• [Recorded data]:
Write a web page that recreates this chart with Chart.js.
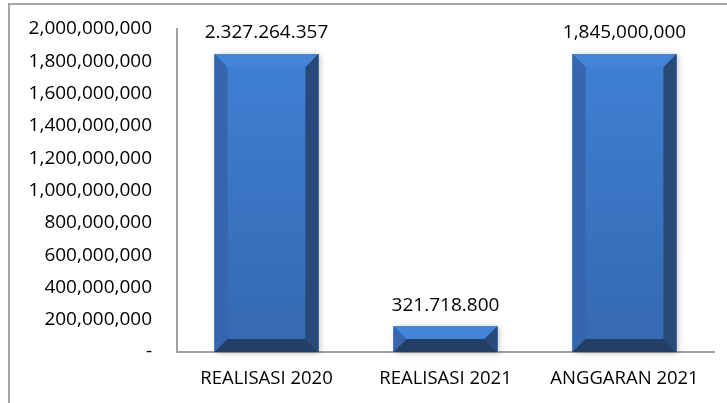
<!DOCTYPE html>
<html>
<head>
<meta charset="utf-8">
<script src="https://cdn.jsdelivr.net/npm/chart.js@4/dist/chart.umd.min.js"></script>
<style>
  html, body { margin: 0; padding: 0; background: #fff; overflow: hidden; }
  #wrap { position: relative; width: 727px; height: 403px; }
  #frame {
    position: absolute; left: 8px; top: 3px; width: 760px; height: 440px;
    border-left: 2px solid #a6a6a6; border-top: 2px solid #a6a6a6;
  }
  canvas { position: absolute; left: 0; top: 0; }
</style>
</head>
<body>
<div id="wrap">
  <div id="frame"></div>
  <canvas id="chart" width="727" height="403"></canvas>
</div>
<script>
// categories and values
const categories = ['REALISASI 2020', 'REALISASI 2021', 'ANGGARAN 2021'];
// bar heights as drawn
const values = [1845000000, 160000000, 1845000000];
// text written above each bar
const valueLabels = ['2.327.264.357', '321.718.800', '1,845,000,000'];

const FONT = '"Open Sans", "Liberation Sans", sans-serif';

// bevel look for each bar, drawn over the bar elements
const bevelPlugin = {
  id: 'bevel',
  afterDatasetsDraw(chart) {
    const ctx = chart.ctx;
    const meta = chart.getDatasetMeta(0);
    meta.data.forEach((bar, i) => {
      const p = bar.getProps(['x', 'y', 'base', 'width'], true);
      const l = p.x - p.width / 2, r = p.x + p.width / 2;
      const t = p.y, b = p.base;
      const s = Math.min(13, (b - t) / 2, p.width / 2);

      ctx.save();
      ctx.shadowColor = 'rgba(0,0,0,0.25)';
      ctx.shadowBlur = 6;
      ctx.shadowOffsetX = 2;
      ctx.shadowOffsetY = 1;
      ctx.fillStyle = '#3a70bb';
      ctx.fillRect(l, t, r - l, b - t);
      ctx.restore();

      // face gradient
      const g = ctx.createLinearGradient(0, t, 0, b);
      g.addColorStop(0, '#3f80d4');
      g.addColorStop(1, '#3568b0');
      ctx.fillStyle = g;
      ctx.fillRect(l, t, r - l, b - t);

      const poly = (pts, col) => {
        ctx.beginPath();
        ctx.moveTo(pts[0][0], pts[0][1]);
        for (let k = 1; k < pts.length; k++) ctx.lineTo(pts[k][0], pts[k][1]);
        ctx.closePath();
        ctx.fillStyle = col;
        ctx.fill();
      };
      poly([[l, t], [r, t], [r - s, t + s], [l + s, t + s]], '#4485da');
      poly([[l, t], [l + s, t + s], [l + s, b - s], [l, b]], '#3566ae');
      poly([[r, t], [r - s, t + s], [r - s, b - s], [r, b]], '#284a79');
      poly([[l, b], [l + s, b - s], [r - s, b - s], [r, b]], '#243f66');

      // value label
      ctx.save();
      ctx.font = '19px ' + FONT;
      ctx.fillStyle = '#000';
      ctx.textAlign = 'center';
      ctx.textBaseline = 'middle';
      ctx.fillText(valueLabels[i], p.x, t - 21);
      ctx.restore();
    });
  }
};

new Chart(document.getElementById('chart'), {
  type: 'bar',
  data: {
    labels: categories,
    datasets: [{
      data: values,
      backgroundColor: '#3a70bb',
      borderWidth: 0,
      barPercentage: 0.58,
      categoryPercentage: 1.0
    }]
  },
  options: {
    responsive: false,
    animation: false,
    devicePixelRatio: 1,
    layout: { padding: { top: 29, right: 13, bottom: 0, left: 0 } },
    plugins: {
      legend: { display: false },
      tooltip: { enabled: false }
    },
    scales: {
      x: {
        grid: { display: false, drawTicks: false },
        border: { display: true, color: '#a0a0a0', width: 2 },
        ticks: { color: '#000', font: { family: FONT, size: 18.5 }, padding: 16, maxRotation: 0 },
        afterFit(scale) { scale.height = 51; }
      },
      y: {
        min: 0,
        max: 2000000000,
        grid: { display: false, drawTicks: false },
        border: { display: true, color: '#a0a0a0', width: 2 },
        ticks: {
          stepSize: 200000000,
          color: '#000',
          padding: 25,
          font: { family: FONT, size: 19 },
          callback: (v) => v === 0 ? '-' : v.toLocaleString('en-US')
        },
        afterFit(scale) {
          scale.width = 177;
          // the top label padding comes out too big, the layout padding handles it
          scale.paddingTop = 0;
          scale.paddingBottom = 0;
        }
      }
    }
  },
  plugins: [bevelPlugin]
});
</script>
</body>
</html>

• [Problem statement]: Pictures excluded, quote all the data above exactly.

• [Exercise response]:
Write a web page that recreates this chart with Chart.js.
<!DOCTYPE html>
<html>
<head>
<meta charset="utf-8">
<script src="https://cdn.jsdelivr.net/npm/chart.js@4/dist/chart.umd.min.js"></script>
<style>
  html, body { margin: 0; padding: 0; background: #fff; overflow: hidden; }
  #wrap { position: relative; width: 727px; height: 403px; }
  #frame {
    position: absolute; left: 8px; top: 3px; width: 760px; height: 440px;
    border-left: 2px solid #a6a6a6; border-top: 2px solid #a6a6a6;
  }
  canvas { position: absolute; left: 0; top: 0; }
</style>
</head>
<body>
<div id="wrap">
  <div id="frame"></div>
  <canvas id="chart" width="727" height="403"></canvas>
</div>
<script>
// categories and values
const categories = ['REALISASI 2020', 'REALISASI 2021', 'ANGGARAN 2021'];
// bar heights as drawn
const values = [1845000000, 160000000, 1845000000];
// text written above each bar
const valueLabels = ['2.327.264.357', '321.718.800', '1,845,000,000'];

const FONT = '"Open Sans", "Liberation Sans", sans-serif';

// bevel look for each bar, drawn over the bar elements
const bevelPlugin = {
  id: 'bevel',
  afterDatasetsDraw(chart) {
    const ctx = chart.ctx;
    const meta = chart.getDatasetMeta(0);
    meta.data.forEach((bar, i) => {
      const p = bar.getProps(['x', 'y', 'base', 'width'], true);
      const l = p.x - p.width / 2, r = p.x + p.width / 2;
      const t = p.y, b = p.base;
      const s = Math.min(13, (b - t) / 2, p.width / 2);

      ctx.save();
      ctx.shadowColor = 'rgba(0,0,0,0.25)';
      ctx.shadowBlur = 6;
      ctx.shadowOffsetX = 2;
      ctx.shadowOffsetY = 1;
      ctx.fillStyle = '#3a70bb';
      ctx.fillRect(l, t, r - l, b - t);
      ctx.restore();

      // face gradient
      const g = ctx.createLinearGradient(0, t, 0, b);
      g.addColorStop(0, '#3f80d4');
      g.addColorStop(1, '#3568b0');
      ctx.fillStyle = g;
      ctx.fillRect(l, t, r - l, b - t);

      const poly = (pts, col) => {
        ctx.beginPath();
        ctx.moveTo(pts[0][0], pts[0][1]);
        for (let k = 1; k < pts.length; k++) ctx.lineTo(pts[k][0], pts[k][1]);
        ctx.closePath();
        ctx.fillStyle = col;
        ctx.fill();
      };
      poly([[l, t], [r, t], [r - s, t + s], [l + s, t + s]], '#4485da');
      poly([[l, t], [l + s, t + s], [l + s, b - s], [l, b]], '#3566ae');
      poly([[r, t], [r - s, t + s], [r - s, b - s], [r, b]], '#284a79');
      poly([[l, b], [l + s, b - s], [r - s, b - s], [r, b]], '#243f66');

      // value label
      ctx.save();
      ctx.font = '19px ' + FONT;
      ctx.fillStyle = '#000';
      ctx.textAlign = 'center';
      ctx.textBaseline = 'middle';
      ctx.fillText(valueLabels[i], p.x, t - 21);
      ctx.restore();
    });
  }
};

new Chart(document.getElementById('chart'), {
  type: 'bar',
  data: {
    labels: categories,
    datasets: [{
      data: values,
      backgroundColor: '#3a70bb',
      borderWidth: 0,
      barPercentage: 0.58,
      categoryPercentage: 1.0
    }]
  },
  options: {
    responsive: false,
    animation: false,
    devicePixelRatio: 1,
    layout: { padding: { top: 29, right: 13, bottom: 0, left: 0 } },
    plugins: {
      legend: { display: false },
      tooltip: { enabled: false }
    },
    scales: {
      x: {
        grid: { display: false, drawTicks: false },
        border: { display: true, color: '#a0a0a0', width: 2 },
        ticks: { color: '#000', font: { family: FONT, size: 18.5 }, padding: 16, maxRotation: 0 },
        afterFit(scale) { scale.height = 51; }
      },
      y: {
        min: 0,
        max: 2000000000,
        grid: { display: false, drawTicks: false },
        border: { display: true, color: '#a0a0a0', width: 2 },
        ticks: {
          stepSize: 200000000,
          color: '#000',
          padding: 25,
          font: { family: FONT, size: 19 },
          callback: (v) => v === 0 ? '-' : v.toLocaleString('en-US')
        },
        afterFit(scale) {
          scale.width = 177;
          // the top label padding comes out too big, the layout padding handles it
          scale.paddingTop = 0;
          scale.paddingBottom = 0;
        }
      }
    }
  },
  plugins: [bevelPlugin]
});
</script>
</body>
</html>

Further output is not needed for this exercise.